Estas incertidumbres explican que, a la hora de hacerse el autobombo, el Gobierno haya pasado de puntillas sobre su agenda social, y en cambio ha preferido presumir de su agenda territorial, alardeando de estar profundizando con sus reformas estatutarias en el autogobierno de los españoles, como prueba aparente de progresismo político. Ahora bien, esto es una trampa semántica que encubre una contradicción en los términos. Lo progresista no es la distribución del poder (y de la renta) entre los territorios autónomos sino la redistribución de la renta (y del poder) entre las clases sociales. Pero por desgracia, la izquierda española (como el conjunto de la izquierda europea occidental) ha perdido su propia agenda política desde hace 25 años. Y al carecer de una agenda propia, la izquierda española ha optado por adoptar como suya la agenda política de los nacionalistas (con los que está coligada desde la Transición contra el franquismo y hoy contra el PP), que hace del autogobierno territorial su único objetivo político.
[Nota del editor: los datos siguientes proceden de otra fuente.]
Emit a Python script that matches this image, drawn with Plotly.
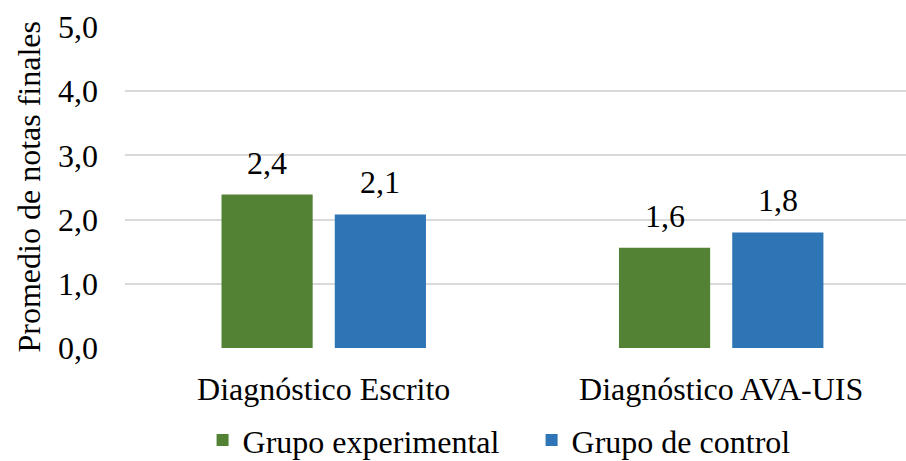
import plotly.graph_objects as go

categories = ["Diagnóstico Escrito", "Diagnóstico AVA-UIS"]
grupo_experimental = [2.39, 1.56]
grupo_control = [2.08, 1.80]
series_names = ["Grupo experimental", "Grupo de control"]
series_values = [grupo_experimental, grupo_control]
series_colors = ["#548235", "#2E75B6"]
y_title = "Promedio de notas finales"

FONT = "Liberation Serif"
FS = 32
BARGAP = 0.43
BARGROUPGAP = 0.195

fig = go.Figure()
for name, vals, col in zip(series_names, series_values, series_colors):
    fig.add_trace(go.Bar(
        x=list(range(len(categories))), y=vals, name=name,
        marker=dict(color=col, line=dict(width=0)),
    ))

# value labels above each bar, positioned from the data and the bar-group geometry
n_series = len(series_values)
slot = (1 - BARGAP) / n_series
for j, vals in enumerate(series_values):
    for i, v in enumerate(vals):
        xc = i - (1 - BARGAP) / 2 + slot * (j + 0.5)
        fig.add_annotation(
            x=xc, y=v, xref="x", yref="y",
            text=f"{v:.1f}".replace(".", ","),
            showarrow=False, xanchor="center", yanchor="bottom", yshift=12,
            font=dict(family=FONT, size=FS, color="black"),
        )

fig.update_layout(
    width=906, height=461,
    margin=dict(l=125, r=0, t=27, b=113),
    paper_bgcolor="white", plot_bgcolor="white",
    font=dict(family=FONT, size=FS, color="black"),
    separators=",.",
    barmode="group", bargap=BARGAP, bargroupgap=BARGROUPGAP,
    showlegend=True,
    legend=dict(orientation="h", x=0.5206, xanchor="center", yref="container", y=0.045, yanchor="middle",
                font=dict(family=FONT, size=FS, color="black"),
                traceorder="normal", entrywidth=284, entrywidthmode="pixels"),
)
fig.update_xaxes(
    range=[-0.5, 1.465], showgrid=False, zeroline=False, showline=False,
    tickmode="array", tickvals=list(range(len(categories))), ticktext=categories,
    ticks="", tickfont=dict(family=FONT, size=FS, color="black"),
    ticklabelstandoff=19, automargin=False,
)
fig.update_yaxes(
    range=[0, 5], dtick=1, tick0=0, tickformat=".1f",
    showgrid=True, gridcolor="#D9D9D9", gridwidth=1.5,
    zeroline=False, showline=False, ticks="",
    tickfont=dict(family=FONT, size=FS, color="black"),
    ticklabelstandoff=26, automargin=False,
)
fig.add_annotation(
    text=y_title, textangle=-90, xref="paper", yref="paper",
    x=0, xshift=-97, y=0.5, xanchor="center", yanchor="middle",
    showarrow=False, font=dict(family=FONT, size=FS, color="black"),
)

fig.write_html("out.html", config={"displayModeBar": False},
               post_script="document.body.style.margin='0';document.body.style.padding='0';")
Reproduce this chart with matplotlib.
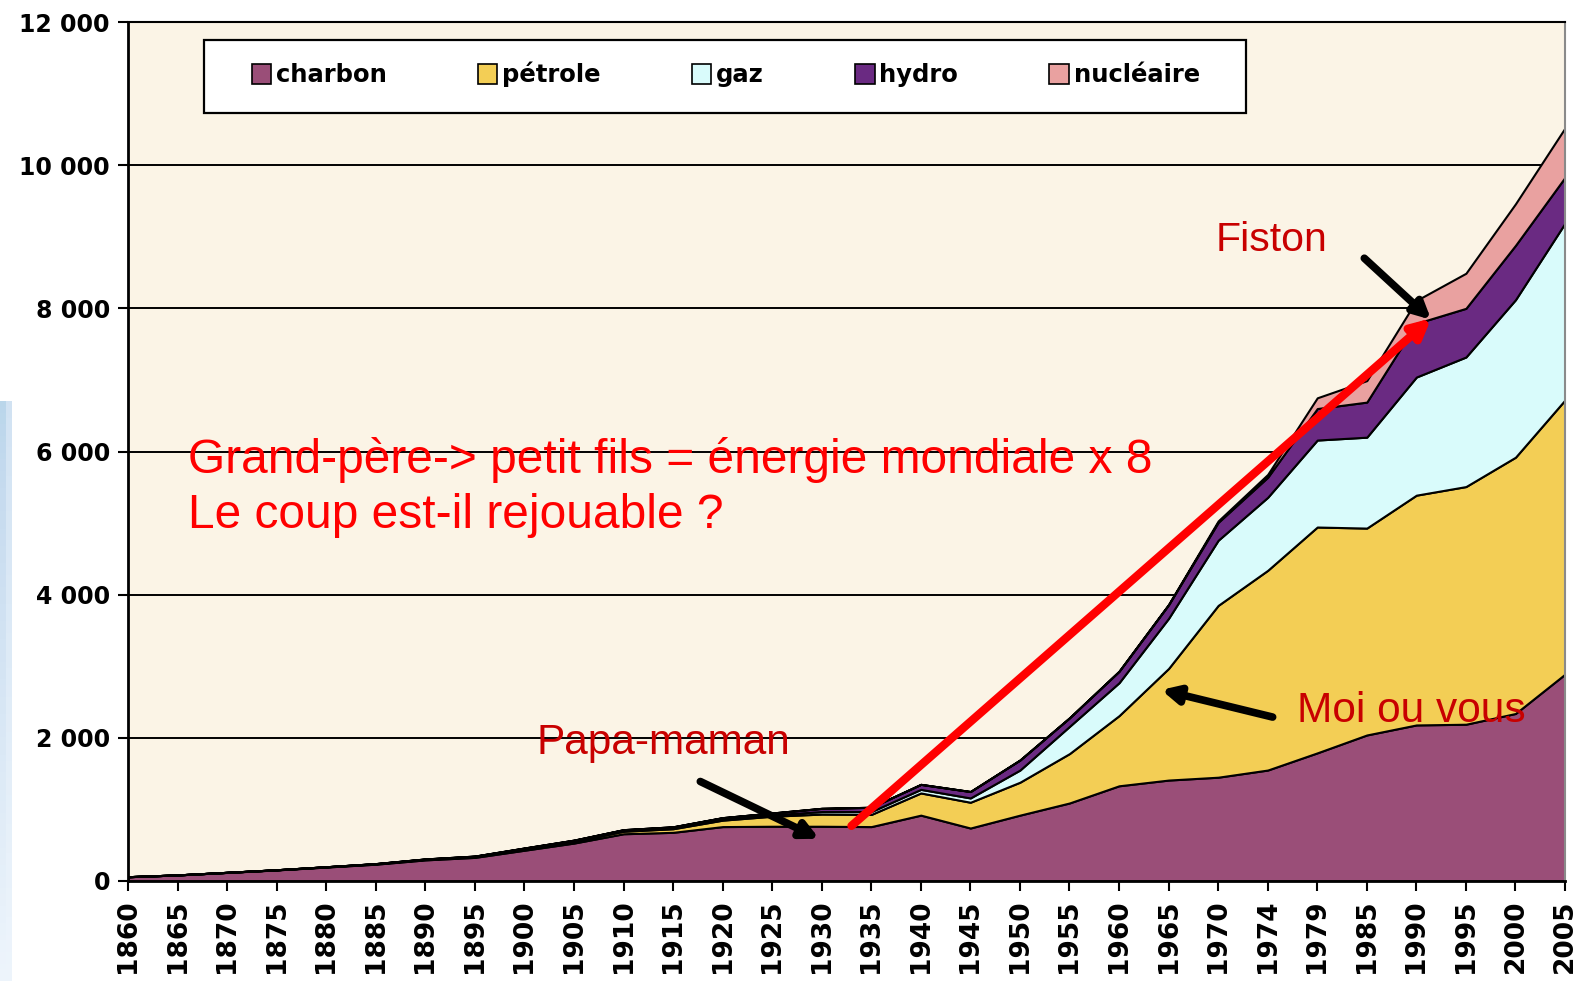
import numpy as np
import matplotlib
matplotlib.use("Agg")
import matplotlib.pyplot as plt
from matplotlib.patches import Rectangle, Patch
from matplotlib.ticker import FuncFormatter

# world primary energy by source (Mtep)
years = [1860, 1865, 1870, 1875, 1880, 1885, 1890, 1895, 1900, 1905,
         1910, 1915, 1920, 1925, 1930, 1935, 1940, 1945, 1950, 1955,
         1960, 1965, 1970, 1974, 1979, 1985, 1990, 1995, 2000, 2005]
charbon = [60, 85, 120, 155, 195, 235, 295, 330, 430, 530,
           660, 680, 760, 765, 765, 760, 920, 740, 920, 1090,
           1330, 1410, 1450, 1550, 1790, 2040, 2180, 2190, 2340, 2890]
petrole = [0, 0, 1, 2, 3, 5, 8, 10, 20, 25,
           35, 50, 90, 140, 170, 170, 310, 360, 460, 690,
           980, 1560, 2400, 2790, 3155, 2890, 3210, 3320, 3580, 3830]
gaz = [0, 0, 0, 0, 1, 2, 3, 5, 6, 8,
       10, 12, 15, 20, 35, 40, 50, 60, 170, 380,
       460, 700, 910, 1020, 1215, 1270, 1650, 1810, 2200, 2470]
hydro = [0, 0, 0, 0, 0, 1, 2, 3, 5, 8,
         12, 15, 20, 25, 45, 60, 70, 90, 140, 120,
         160, 190, 250, 280, 440, 490, 750, 680, 760, 640]
nucleaire = [0, 0, 0, 0, 0, 0, 0, 0, 0, 0,
             0, 0, 0, 0, 0, 0, 0, 0, 0, 0,
             1, 5, 20, 40, 150, 300, 320, 490, 580, 690]

labels = ['charbon', 'pétrole', 'gaz', 'hydro', 'nucléaire']
colors = ['#9A4E78', '#F3CE55', '#D9FBFB', '#6A2A82', '#E9A1A0']

x = np.arange(len(years))

fig = plt.figure(figsize=(15.76, 9.81), dpi=100)
fig.patch.set_facecolor('white')

# light blue strip from the slide background at the left edge
strip = fig.add_axes([0, 0, 12 / 1576, 580 / 981])
grad = np.linspace(0, 1, 100).reshape(-1, 1)
grad = np.hstack([grad, grad * 0.6])
strip.imshow(grad, aspect='auto', cmap='Blues', vmin=-0.2, vmax=4.0, origin='lower')
strip.axis('off')

ax = fig.add_axes([128 / 1576, 100 / 981, 1437 / 1576, 859 / 981])
ax.set_facecolor('#FBF4E6')

ax.stackplot(x, charbon, petrole, gaz, hydro, nucleaire, colors=colors,
             edgecolor='black', linewidth=1.5, zorder=2)

ax.set_xlim(0, len(years) - 1)
ax.set_ylim(0, 12000)
ax.set_yticks(np.arange(0, 12001, 2000))
ax.yaxis.set_major_formatter(FuncFormatter(lambda v, p: f"{int(v):,}".replace(',', ' ')))
ax.set_xticks(x)
ax.set_xticklabels([str(y) for y in years], rotation=90)
for v in range(2000, 12000, 2000):
    ax.axhline(v, color='black', lw=1.4, zorder=1)

ax.tick_params(axis='both', direction='out', length=7, width=1.5, color='black')
ax.tick_params(axis='y', pad=6)
ax.tick_params(axis='x', pad=6)
for lab in ax.get_yticklabels():
    lab.set_fontsize(17)
    lab.set_fontweight('bold')
for lab in ax.get_xticklabels():
    lab.set_fontsize(19)
    lab.set_fontweight('bold')

for side in ['left', 'bottom']:
    ax.spines[side].set_linewidth(2)
ax.spines['top'].set_linewidth(1.5)
ax.spines['right'].set_color('#8a8a8a')
ax.spines['right'].set_linewidth(1.5)

# legend box
ax.add_patch(Rectangle((0.053, 0.894), 0.725, 0.085, transform=ax.transAxes,
                       facecolor='white', edgecolor='black', lw=1.6, zorder=5))
handles = [Patch(facecolor=c, edgecolor='black', lw=1.2) for c in colors]
leg = ax.legend(handles, labels, ncol=5, loc='center', bbox_to_anchor=(0.416, 0.939),
                frameon=False, prop={'family': 'DejaVu Sans', 'weight': 'bold', 'size': 17.5},
                handlelength=0.8, handleheight=0.9, handletextpad=0.2, columnspacing=3.75)
leg.set_zorder(6)

red = '#FF0000'
dark_red = '#C80000'
txt = dict(family='Liberation Sans', zorder=7)

ax.text(1.22, 5500, "Grand-père-> petit fils = énergie mondiale x 8\nLe coup est-il rejouable ?",
        color=red, fontsize=34.5, va='center', ha='left', linespacing=1.3, **txt)
ax.text(21.95, 8950, "Fiston", color=dark_red, fontsize=29.5, va='center', ha='left', **txt)
ax.text(23.6, 2380, "Moi ou vous", color=dark_red, fontsize=30.5, va='center', ha='left', **txt)
ax.text(8.25, 1930, "Papa-maman", color=dark_red, fontsize=30.5, va='center', ha='left', **txt)

# arrows
ax.annotate("", xy=(26.3, 7860), xytext=(14.6, 770),
            arrowprops=dict(arrowstyle='-|>,head_length=1.1,head_width=0.55',
                            color=red, lw=6, shrinkA=0, shrinkB=0), zorder=8)
ax.annotate("", xy=(26.3, 7840), xytext=(24.95, 8700),
            arrowprops=dict(arrowstyle='-|>,head_length=1.0,head_width=0.5',
                            color='black', lw=5.5, shrinkA=0, shrinkB=0), zorder=8)
ax.annotate("", xy=(20.85, 2670), xytext=(23.1, 2290),
            arrowprops=dict(arrowstyle='-|>,head_length=1.0,head_width=0.5',
                            color='black', lw=5.5, shrinkA=0, shrinkB=0), zorder=8)
ax.annotate("", xy=(13.95, 590), xytext=(11.55, 1390),
            arrowprops=dict(arrowstyle='-|>,head_length=1.0,head_width=0.5',
                            color='black', lw=5.5, shrinkA=0, shrinkB=0), zorder=8)

fig.savefig('out.png', dpi=100)
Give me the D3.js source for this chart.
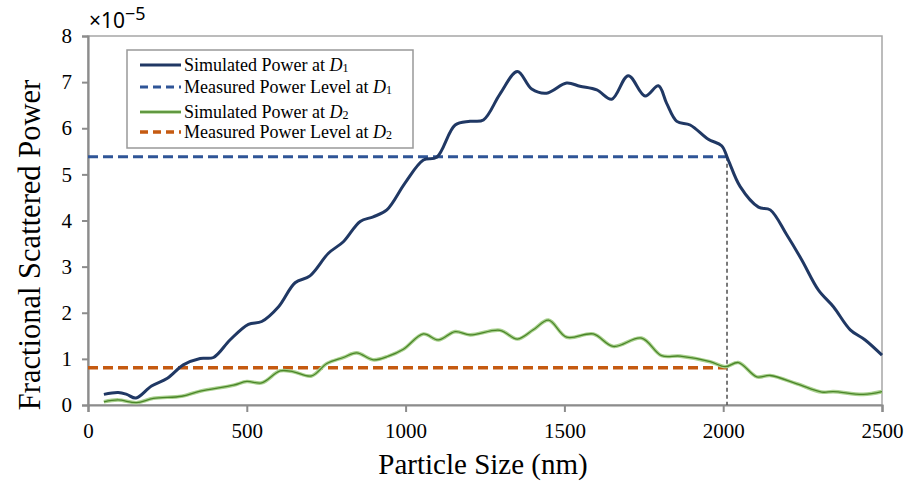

Pero lo malo de esta trampa semántica, que disfraza como progresista al autogobierno de los nacionalistas, es que oculta una evidente contradicción, pues el objetivo del autogobierno a escala territorial es incompatible con el objetivo de la redistribución de la renta (y del poder) a escala estatal. Dividir el territorio nacional en una serie de compartimentos estancos autogobernados estrangula la capacidad de gobernar en términos agregados, pues lo que se gana en proximidad (con el sobreprecio añadido de la inevitable corrupción clientelar) se pierde en descoordinación, externalidades negativas y deseconomías de escala, con la especulación inmobiliaria y la degradación ambiental (reflejada por el creciente incumplimiento de Kyoto) como peores efectos perversos, ante la impotente parálisis del Gobierno central, que está constitucionalmente maniatado al respecto.

Y lo peor de todo es que la intensificación de la competencia entre las comunidades autónomas las mueve a exigir mayores cotas de autogobierno cada vez, profundizando así la deriva perversa del sistema. Es verdad que Zapatero sólo cede autogobierno para hacer de necesidad virtud, obligado como está a compartir el poder con los nacionalistas. Pero debería saber que el autogobierno no es una virtud sino sólo un mal menor, al que antes o después habrá que poner remedio.